Years ago one of my offspring, when ever so young, used the word "gutch" for stuck.
Well, gutch has stuck for me ever since. I like the word a lot, which is a good job because when I write I frequently get gutch. The trick, therefore, is to get to being ungutch. In a time-pressured environment like Nano there is a need to get ungutch as fast as possible (though I have already reached the target, so yay for me) and press on.
Anyway, the plot of Gemstone had hit a snag and I needed to move it forward.
As so often I left writing alone and went and did something else. This might be washing up, walking the dog, staring at the ceiling (not to be underestimated as a creative stimulus) and in the midst of one of these it struck me.

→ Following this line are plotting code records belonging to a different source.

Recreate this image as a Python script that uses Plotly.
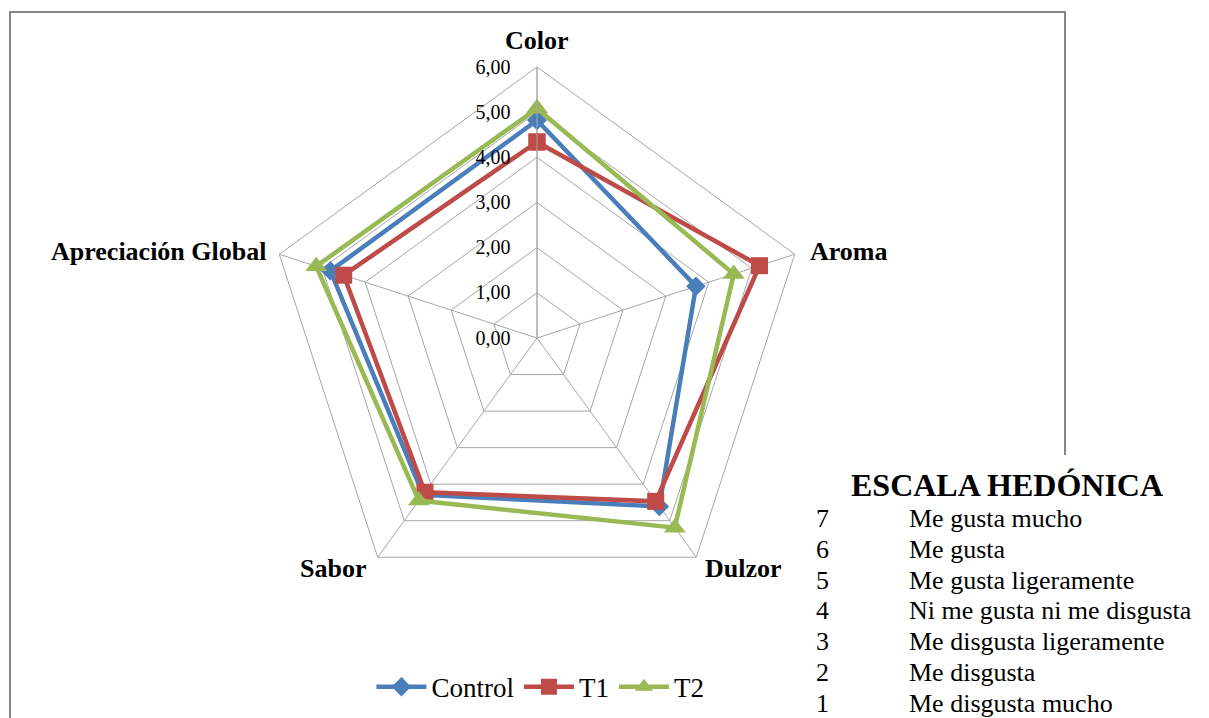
import math
import plotly.graph_objects as go

# Sensory attributes (angular categories) and mean hedonic scores per treatment
attributes = ["Color", "Aroma", "Dulzor", "Sabor", "Apreciación Global"]
control = [4.82, 3.70, 4.61, 4.29, 4.81]
t1 = [4.34, 5.18, 4.47, 4.22, 4.50]
t2 = [5.08, 4.58, 5.19, 4.45, 5.14]

radial_ticks = [0, 1, 2, 3, 4, 5, 6]

scale_title = "ESCALA HEDÓNICA"
scale_scores = ["7", "6", "5", "4", "3", "2", "1"]
scale_labels = [
    "Me gusta mucho",
    "Me gusta",
    "Me gusta ligeramente",
    "Ni me gusta ni me disgusta",
    "Me disgusta ligeramente",
    "Me disgusta",
    "Me disgusta mucho",
]

W, H = 1209, 718
SERIF = "Liberation Serif, Times New Roman, serif"

series = [
    ("Control", control, "#4A7EBB", "diamond", 15),
    ("T1", t1, "#BE4B48", "square", 17),
    ("T2", t2, "#98B954", "triangle-up", 19),
]

fig = go.Figure()
for name, vals, color, symbol, msize in series:
    fig.add_trace(
        go.Scatterpolar(
            r=vals + vals[:1],
            theta=attributes + attributes[:1],
            mode="lines+markers",
            name=name,
            line=dict(color=color, width=4.5),
            marker=dict(symbol=symbol, size=msize, color=color),
            cliponaxis=False,
        )
    )

# polar area: centre (537, 338) px, outer radius 271 px
cx, cy, rad = 537, 338, 271
dom_x = [(cx - rad) / W, (cx + rad) / W]
dom_y = [(H - cy - rad) / H, (H - cy + rad) / H]

grid_col = "#A6A6A6"

fig.update_layout(
    width=W,
    height=H,
    margin=dict(l=0, r=0, t=0, b=0),
    paper_bgcolor="white",
    plot_bgcolor="white",
    separators=",.",
    showlegend=True,
    legend=dict(
        orientation="h",
        x=0.447,
        y=0.043,
        xanchor="center",
        yanchor="middle",
        font=dict(family=SERIF, size=27, color="black"),
        itemwidth=50,
        bgcolor="rgba(0,0,0,0)",
    ),
    polar=dict(
        domain=dict(x=dom_x, y=dom_y),
        bgcolor="white",
        gridshape="linear",
        radialaxis=dict(
            range=[0, 6],
            tickvals=radial_ticks,
            tickformat=".2f",
            angle=90,
            side="counterclockwise",
            showline=True,
            linecolor=grid_col,
            linewidth=1,
            gridcolor=grid_col,
            gridwidth=1,
            ticks="outside",
            ticklen=19,
            tickcolor="rgba(0,0,0,0)",
            tickangle=90,
            tickfont=dict(family=SERIF, size=20, color="black"),
        ),
        angularaxis=dict(
            direction="clockwise",
            rotation=90,
            showline=True,
            linecolor=grid_col,
            linewidth=1,
            gridcolor=grid_col,
            gridwidth=1,
            ticks="",
            showticklabels=False,
        ),
    ),
)

# category labels placed just outside each spoke tip
label_offsets = [(0, -27, "center"), (13, -3, "left"), (7, 11, "left"),
                 (-10, 11, "right"), (-11, -3, "right")]
for i, name in enumerate(attributes):
    ang = math.radians(90 - 72 * i)
    tx = cx + rad * math.cos(ang)
    ty = cy - rad * math.sin(ang)
    dx, dy, anchor = label_offsets[i]
    fig.add_annotation(
        x=(tx + dx) / W, y=(H - (ty + dy)) / H, xref="paper", yref="paper",
        text="<b>%s</b>" % name, showarrow=False,
        xanchor=anchor, yanchor="middle",
        font=dict(family=SERIF, size=26, color="black"),
    )

# chart frame and the white text box that sits over its lower-right part
fig.add_shape(
    type="rect", xref="paper", yref="paper",
    x0=10 / W, x1=1065 / W, y0=-0.05, y1=1 - 12 / H,
    line=dict(color="#868686", width=2), fillcolor="rgba(0,0,0,0)",
    layer="below",
)
fig.add_shape(
    type="rect", xref="paper", yref="paper",
    x0=790 / W, x1=1.0, y0=-0.01, y1=(H - 455) / H,
    line=dict(width=0), fillcolor="white", layer="above",
)

fig.add_annotation(
    x=1007 / W, y=(H - 485) / H, xref="paper", yref="paper",
    text="<b>%s</b>" % scale_title, showarrow=False,
    xanchor="center", yanchor="middle",
    font=dict(family=SERIF, size=32, color="black"),
)
for i, (score, label) in enumerate(zip(scale_scores, scale_labels)):
    yy = 518.5 + i * 30.8
    fig.add_annotation(
        x=822 / W, y=(H - yy) / H, xref="paper", yref="paper",
        text=score, showarrow=False, xanchor="center", yanchor="middle",
        font=dict(family=SERIF, size=26, color="black"),
    )
    fig.add_annotation(
        x=907 / W, y=(H - yy) / H, xref="paper", yref="paper",
        text=label, showarrow=False, xanchor="left", yanchor="middle",
        font=dict(family=SERIF, size=26, color="black"),
    )

fig.write_html("out.html")
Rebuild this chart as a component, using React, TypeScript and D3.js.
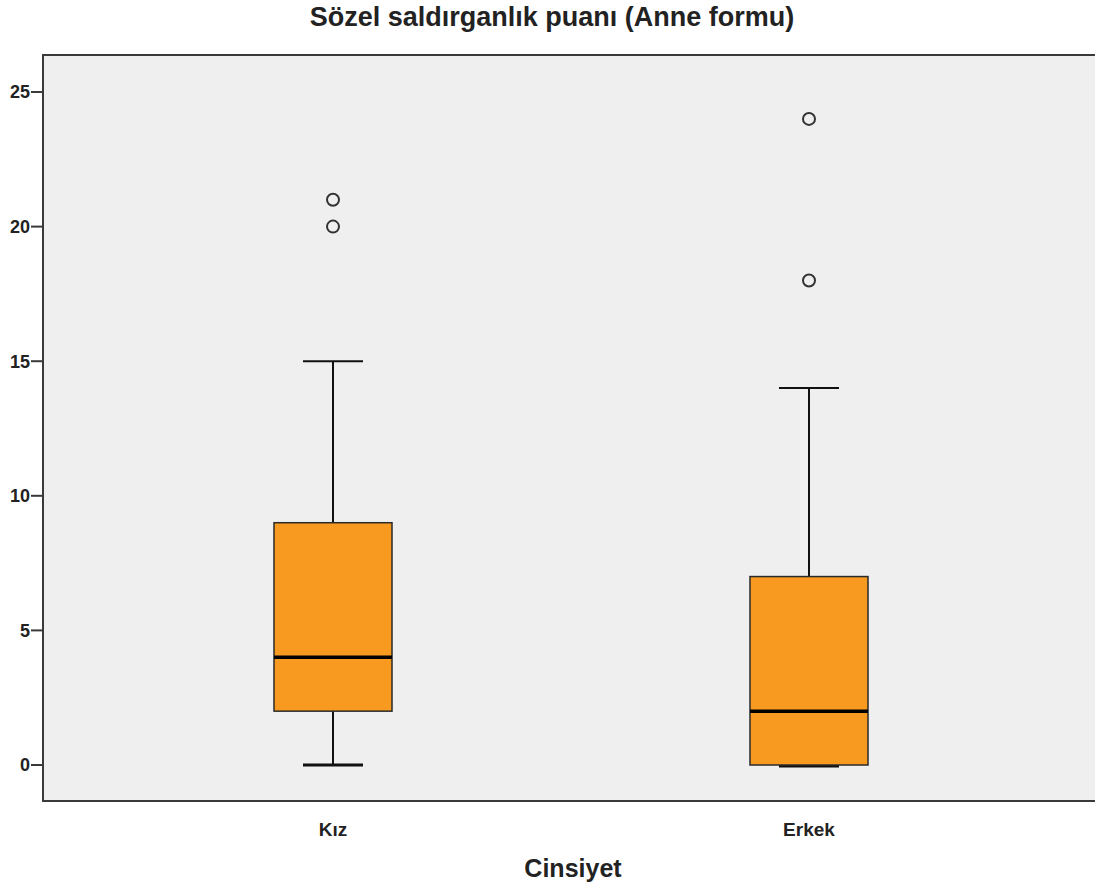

I had already written the basis of a solution, but just hadn't seen it before. I had put what was, essentially, padding into part of the Gemstone story a day before. It was, in the nature of rolling the plot along, almost a throwaway line. Definitely the sort of thing that could easily be chopped out if the final thing appeared too long, though it is unlikely that trimming one line would make much difference.
So, that one bit of padding -- the unnecessary insertion of words and sentences that makes the final word count look great in Nano -- provided me with the answer. I ran back to the keyboard and typed away joyfully at the solution. I was ungutch!
Of course, the condition of getting stuck once more no doubt awaits further down the line. Just because I have overcome one small barrier doesn't mean I have leapt over them all.
Until the next gutch, onwards and upwards!
PS: One of my authoring 'tricks' is to introduce characters that may or may not be useful later in the tale, so in a way the padding I had inserted could be considered just a variation on a theme. No doubt from now on I will value all my padding, like stray characters, as potentially useful.